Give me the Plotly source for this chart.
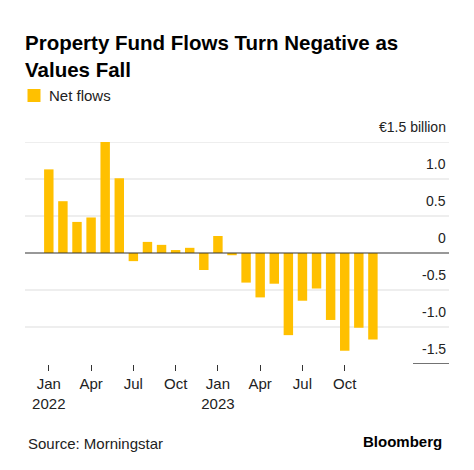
import plotly.graph_objects as go

months = ["2022-01", "2022-02", "2022-03", "2022-04", "2022-05", "2022-06",
          "2022-07", "2022-08", "2022-09", "2022-10", "2022-11", "2022-12",
          "2023-01", "2023-02", "2023-03", "2023-04", "2023-05", "2023-06",
          "2023-07", "2023-08", "2023-09", "2023-10", "2023-11", "2023-12"]
net_flows = [1.13, 0.70, 0.42, 0.48, 1.54, 1.01,
             -0.11, 0.15, 0.11, 0.04, 0.07, -0.23,
             0.23, -0.03, -0.40, -0.60, -0.415, -1.11,
             -0.645, -0.48, -0.905, -1.32, -1.01, -1.17]

x_tick_vals = ["2022-01", "2022-04", "2022-07", "2022-10",
               "2023-01", "2023-04", "2023-07", "2023-10"]
x_tick_text = ["Jan<br>2022", "Apr", "Jul", "Oct", "Jan<br>2023", "Apr", "Jul", "Oct"]

y_tick_vals = [1.5, 1.0, 0.5, 0, -0.5, -1.0, -1.5]
y_tick_text = ["€1.5 billion", "1.0", "0.5", "0", "-0.5", "-1.0", "-1.5"]

series_name = "Net flows"

YELLOW = "#ffc000"
FONT = "Liberation Sans, Arial, sans-serif"

# The page body has an 8px margin; work in screen pixels and compensate.
OFF = 8
W, H = 474 - OFF, 470 - OFF
# plot area in screen pixels: x 25..449, y 142..364
PL, PR, PT, PB = 25, 449, 142, 364
def px_x(p):
    return (p - PL) / (PR - PL)
def px_y(p):
    return (PB - p) / (PB - PT)

fig = go.Figure()
fig.add_trace(go.Bar(x=months, y=net_flows, name=series_name,
                     marker=dict(color=YELLOW, line=dict(width=0))))

shapes = []
annotations = []
for v, t in zip(y_tick_vals, y_tick_text):
    if v == 0:
        shapes.append(dict(type="line", xref="paper", yref="y", x0=0, x1=1, y0=v, y1=v,
                           line=dict(color="#333333", width=1.2), layer="above"))
    elif v == y_tick_vals[-1]:
        shapes.append(dict(type="line", xref="paper", yref="y", x0=px_x(413), x1=1, y0=v, y1=v,
                           line=dict(color="#444444", width=1.5), layer="above"))
    else:
        shapes.append(dict(type="line", xref="paper", yref="y", x0=0, x1=1, y0=v, y1=v,
                           line=dict(color="#dddddd", width=1), layer="below"))
    annotations.append(dict(text=t, xref="paper", yref="y", x=px_x(448), y=v,
                            xanchor="right", yanchor="middle", yshift=15, showarrow=False,
                            font=dict(size=14, color="#222222")))

# legend (manual)
shapes.append(dict(type="rect", xref="paper", yref="paper",
                   x0=px_x(27.5), x1=px_x(40.5), y0=px_y(102), y1=px_y(89),
                   fillcolor=YELLOW, line=dict(width=0)))
annotations.append(dict(text=series_name, xref="paper", yref="paper",
                        x=px_x(46.5), y=px_y(96), xanchor="left", yanchor="middle",
                        showarrow=False, font=dict(size=15, color="#222222")))

annotations += [
    dict(text="Source: Morningstar", xref="paper", yref="paper",
         x=px_x(25.5), y=px_y(443), xanchor="left", yanchor="middle",
         showarrow=False, font=dict(size=15, color="#222222")),
    dict(text="<b>Bloomberg</b>", xref="paper", yref="paper",
         x=px_x(444), y=px_y(441), xanchor="right", yanchor="middle",
         showarrow=False, font=dict(size=15, color="#000000")),
]

fig.update_layout(
    width=W, height=H,
    margin=dict(l=PL - OFF, r=W - (PR - OFF), t=PT - OFF, b=H - (PB - OFF), autoexpand=False),
    paper_bgcolor="white", plot_bgcolor="white",
    font=dict(family=FONT, color="#222222", size=14),
    bargap=0.33,
    showlegend=False,
    title=dict(text="<b>Property Fund Flows Turn Negative as<br>Values Fall</b>",
               x=(25 - OFF) / W, xref="container", xanchor="left",
               y=1 - (50 - OFF) / H, yref="container", yanchor="top",
               font=dict(family=FONT, size=20.5, color="#000000")),
    xaxis=dict(type="category", categoryorder="array", categoryarray=months,
               range=[-1.69, 28.4], showgrid=False, zeroline=False, showline=False,
               tickmode="array", tickvals=x_tick_vals, ticktext=x_tick_text,
               ticks="outside", ticklen=6, tickwidth=1, tickcolor="#333333",
               tickfont=dict(size=15, color="#222222")),
    yaxis=dict(range=[-1.5, 1.5], showgrid=False, zeroline=False,
               showline=False, showticklabels=False, ticks=""),
    shapes=shapes,
    annotations=annotations,
)

fig.write_html("out.html")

- [Objective]
Write out again exactly the lines from the start of the data above through the line containing "marker=dict(color=YELLOW, line=dict(width=0))))", inclusive, excluding any pictures.

- [The response]
Give me the Plotly source for this chart.
import plotly.graph_objects as go

months = ["2022-01", "2022-02", "2022-03", "2022-04", "2022-05", "2022-06",
          "2022-07", "2022-08", "2022-09", "2022-10", "2022-11", "2022-12",
          "2023-01", "2023-02", "2023-03", "2023-04", "2023-05", "2023-06",
          "2023-07", "2023-08", "2023-09", "2023-10", "2023-11", "2023-12"]
net_flows = [1.13, 0.70, 0.42, 0.48, 1.54, 1.01,
             -0.11, 0.15, 0.11, 0.04, 0.07, -0.23,
             0.23, -0.03, -0.40, -0.60, -0.415, -1.11,
             -0.645, -0.48, -0.905, -1.32, -1.01, -1.17]

x_tick_vals = ["2022-01", "2022-04", "2022-07", "2022-10",
               "2023-01", "2023-04", "2023-07", "2023-10"]
x_tick_text = ["Jan<br>2022", "Apr", "Jul", "Oct", "Jan<br>2023", "Apr", "Jul", "Oct"]

y_tick_vals = [1.5, 1.0, 0.5, 0, -0.5, -1.0, -1.5]
y_tick_text = ["€1.5 billion", "1.0", "0.5", "0", "-0.5", "-1.0", "-1.5"]

series_name = "Net flows"

YELLOW = "#ffc000"
FONT = "Liberation Sans, Arial, sans-serif"

# The page body has an 8px margin; work in screen pixels and compensate.
OFF = 8
W, H = 474 - OFF, 470 - OFF
# plot area in screen pixels: x 25..449, y 142..364
PL, PR, PT, PB = 25, 449, 142, 364
def px_x(p):
    return (p - PL) / (PR - PL)
def px_y(p):
    return (PB - p) / (PB - PT)

fig = go.Figure()
fig.add_trace(go.Bar(x=months, y=net_flows, name=series_name,
                     marker=dict(color=YELLOW, line=dict(width=0))))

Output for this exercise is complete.